▸ What is asked
All lines from the beginning of the listing through the line with "(t3) at (233,547)" are to be copied word for word; the pictures are not.

* START *

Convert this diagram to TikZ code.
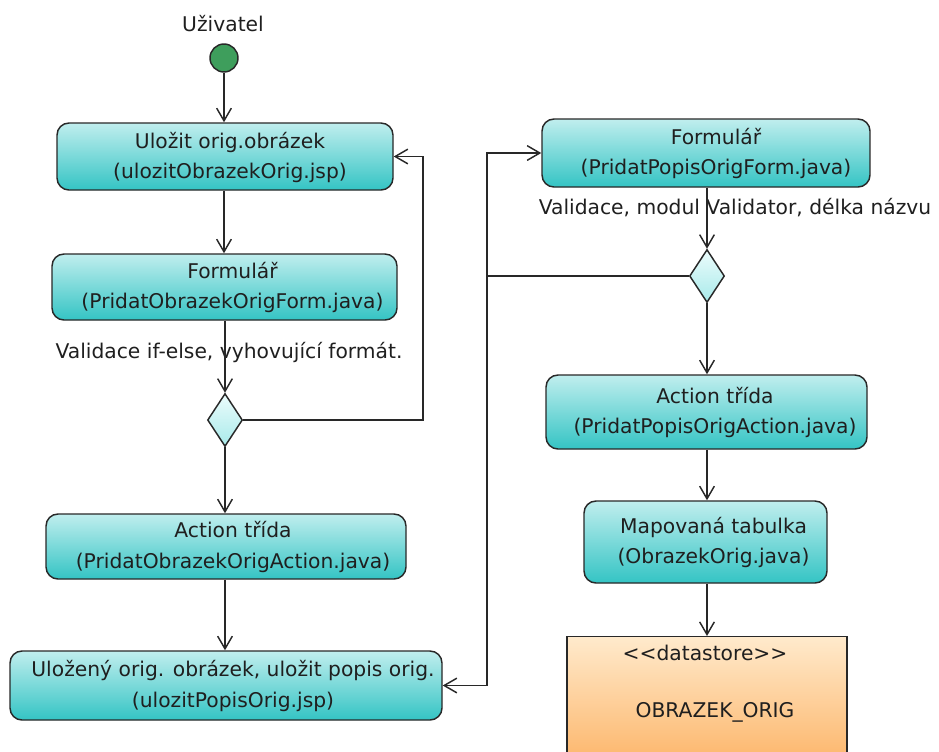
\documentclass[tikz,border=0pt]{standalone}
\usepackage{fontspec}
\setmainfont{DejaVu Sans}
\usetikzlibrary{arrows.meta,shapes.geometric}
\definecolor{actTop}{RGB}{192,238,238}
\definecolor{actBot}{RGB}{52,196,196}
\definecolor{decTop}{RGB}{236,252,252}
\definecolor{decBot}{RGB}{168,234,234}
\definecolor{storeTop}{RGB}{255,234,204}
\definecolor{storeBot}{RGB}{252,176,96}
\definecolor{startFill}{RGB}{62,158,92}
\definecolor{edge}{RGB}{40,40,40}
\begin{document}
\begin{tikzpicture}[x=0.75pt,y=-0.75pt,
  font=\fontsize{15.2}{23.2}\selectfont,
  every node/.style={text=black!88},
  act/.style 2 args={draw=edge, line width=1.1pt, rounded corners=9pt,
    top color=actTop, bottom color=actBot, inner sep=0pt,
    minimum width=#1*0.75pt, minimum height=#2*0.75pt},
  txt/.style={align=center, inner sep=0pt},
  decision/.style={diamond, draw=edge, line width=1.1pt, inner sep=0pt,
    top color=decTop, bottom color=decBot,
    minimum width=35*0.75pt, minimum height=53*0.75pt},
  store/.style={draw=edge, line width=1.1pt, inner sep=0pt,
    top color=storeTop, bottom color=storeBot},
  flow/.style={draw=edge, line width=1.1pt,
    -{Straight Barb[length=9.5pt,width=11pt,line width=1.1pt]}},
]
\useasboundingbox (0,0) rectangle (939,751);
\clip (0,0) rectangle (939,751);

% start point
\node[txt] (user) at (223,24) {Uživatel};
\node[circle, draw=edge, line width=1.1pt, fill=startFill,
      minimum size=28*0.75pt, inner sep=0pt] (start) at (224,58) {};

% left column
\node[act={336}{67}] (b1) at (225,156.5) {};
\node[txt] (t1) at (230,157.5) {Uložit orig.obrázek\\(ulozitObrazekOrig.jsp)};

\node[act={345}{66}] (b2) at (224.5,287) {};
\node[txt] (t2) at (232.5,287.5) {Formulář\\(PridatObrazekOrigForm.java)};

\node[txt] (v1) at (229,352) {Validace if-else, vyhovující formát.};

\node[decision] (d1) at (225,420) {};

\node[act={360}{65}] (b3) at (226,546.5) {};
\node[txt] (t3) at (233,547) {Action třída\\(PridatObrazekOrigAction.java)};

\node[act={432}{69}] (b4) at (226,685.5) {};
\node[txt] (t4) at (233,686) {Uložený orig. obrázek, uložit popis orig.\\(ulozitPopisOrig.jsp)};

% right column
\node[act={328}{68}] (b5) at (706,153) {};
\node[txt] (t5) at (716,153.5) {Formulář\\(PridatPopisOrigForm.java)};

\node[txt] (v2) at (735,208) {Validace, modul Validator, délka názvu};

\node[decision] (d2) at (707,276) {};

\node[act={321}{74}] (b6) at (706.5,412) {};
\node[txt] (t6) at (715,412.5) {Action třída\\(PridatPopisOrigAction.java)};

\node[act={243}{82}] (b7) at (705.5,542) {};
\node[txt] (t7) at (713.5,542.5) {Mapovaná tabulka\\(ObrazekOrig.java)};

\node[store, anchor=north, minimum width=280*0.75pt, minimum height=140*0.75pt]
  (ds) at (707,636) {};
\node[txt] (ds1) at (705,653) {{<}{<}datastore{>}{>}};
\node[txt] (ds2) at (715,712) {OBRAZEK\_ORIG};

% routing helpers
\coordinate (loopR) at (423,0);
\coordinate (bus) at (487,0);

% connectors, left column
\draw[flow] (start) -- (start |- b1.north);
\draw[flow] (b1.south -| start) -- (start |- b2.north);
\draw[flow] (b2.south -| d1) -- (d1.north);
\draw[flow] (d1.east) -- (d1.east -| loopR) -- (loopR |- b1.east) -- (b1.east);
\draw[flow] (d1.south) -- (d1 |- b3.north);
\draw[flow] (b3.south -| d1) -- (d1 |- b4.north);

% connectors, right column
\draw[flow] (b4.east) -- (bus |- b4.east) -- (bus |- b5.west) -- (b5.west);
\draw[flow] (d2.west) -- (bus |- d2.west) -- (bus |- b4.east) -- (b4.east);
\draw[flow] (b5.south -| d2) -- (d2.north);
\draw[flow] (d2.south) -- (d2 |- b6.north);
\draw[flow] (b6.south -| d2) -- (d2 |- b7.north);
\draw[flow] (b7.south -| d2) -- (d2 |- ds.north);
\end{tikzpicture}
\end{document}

* END *

▸ Full response
Convert this diagram to TikZ code.
\documentclass[tikz,border=0pt]{standalone}
\usepackage{fontspec}
\setmainfont{DejaVu Sans}
\usetikzlibrary{arrows.meta,shapes.geometric}
\definecolor{actTop}{RGB}{192,238,238}
\definecolor{actBot}{RGB}{52,196,196}
\definecolor{decTop}{RGB}{236,252,252}
\definecolor{decBot}{RGB}{168,234,234}
\definecolor{storeTop}{RGB}{255,234,204}
\definecolor{storeBot}{RGB}{252,176,96}
\definecolor{startFill}{RGB}{62,158,92}
\definecolor{edge}{RGB}{40,40,40}
\begin{document}
\begin{tikzpicture}[x=0.75pt,y=-0.75pt,
  font=\fontsize{15.2}{23.2}\selectfont,
  every node/.style={text=black!88},
  act/.style 2 args={draw=edge, line width=1.1pt, rounded corners=9pt,
    top color=actTop, bottom color=actBot, inner sep=0pt,
    minimum width=#1*0.75pt, minimum height=#2*0.75pt},
  txt/.style={align=center, inner sep=0pt},
  decision/.style={diamond, draw=edge, line width=1.1pt, inner sep=0pt,
    top color=decTop, bottom color=decBot,
    minimum width=35*0.75pt, minimum height=53*0.75pt},
  store/.style={draw=edge, line width=1.1pt, inner sep=0pt,
    top color=storeTop, bottom color=storeBot},
  flow/.style={draw=edge, line width=1.1pt,
    -{Straight Barb[length=9.5pt,width=11pt,line width=1.1pt]}},
]
\useasboundingbox (0,0) rectangle (939,751);
\clip (0,0) rectangle (939,751);

% start point
\node[txt] (user) at (223,24) {Uživatel};
\node[circle, draw=edge, line width=1.1pt, fill=startFill,
      minimum size=28*0.75pt, inner sep=0pt] (start) at (224,58) {};

% left column
\node[act={336}{67}] (b1) at (225,156.5) {};
\node[txt] (t1) at (230,157.5) {Uložit orig.obrázek\\(ulozitObrazekOrig.jsp)};

\node[act={345}{66}] (b2) at (224.5,287) {};
\node[txt] (t2) at (232.5,287.5) {Formulář\\(PridatObrazekOrigForm.java)};

\node[txt] (v1) at (229,352) {Validace if-else, vyhovující formát.};

\node[decision] (d1) at (225,420) {};

\node[act={360}{65}] (b3) at (226,546.5) {};
\node[txt] (t3) at (233,547) {Action třída\\(PridatObrazekOrigAction.java)};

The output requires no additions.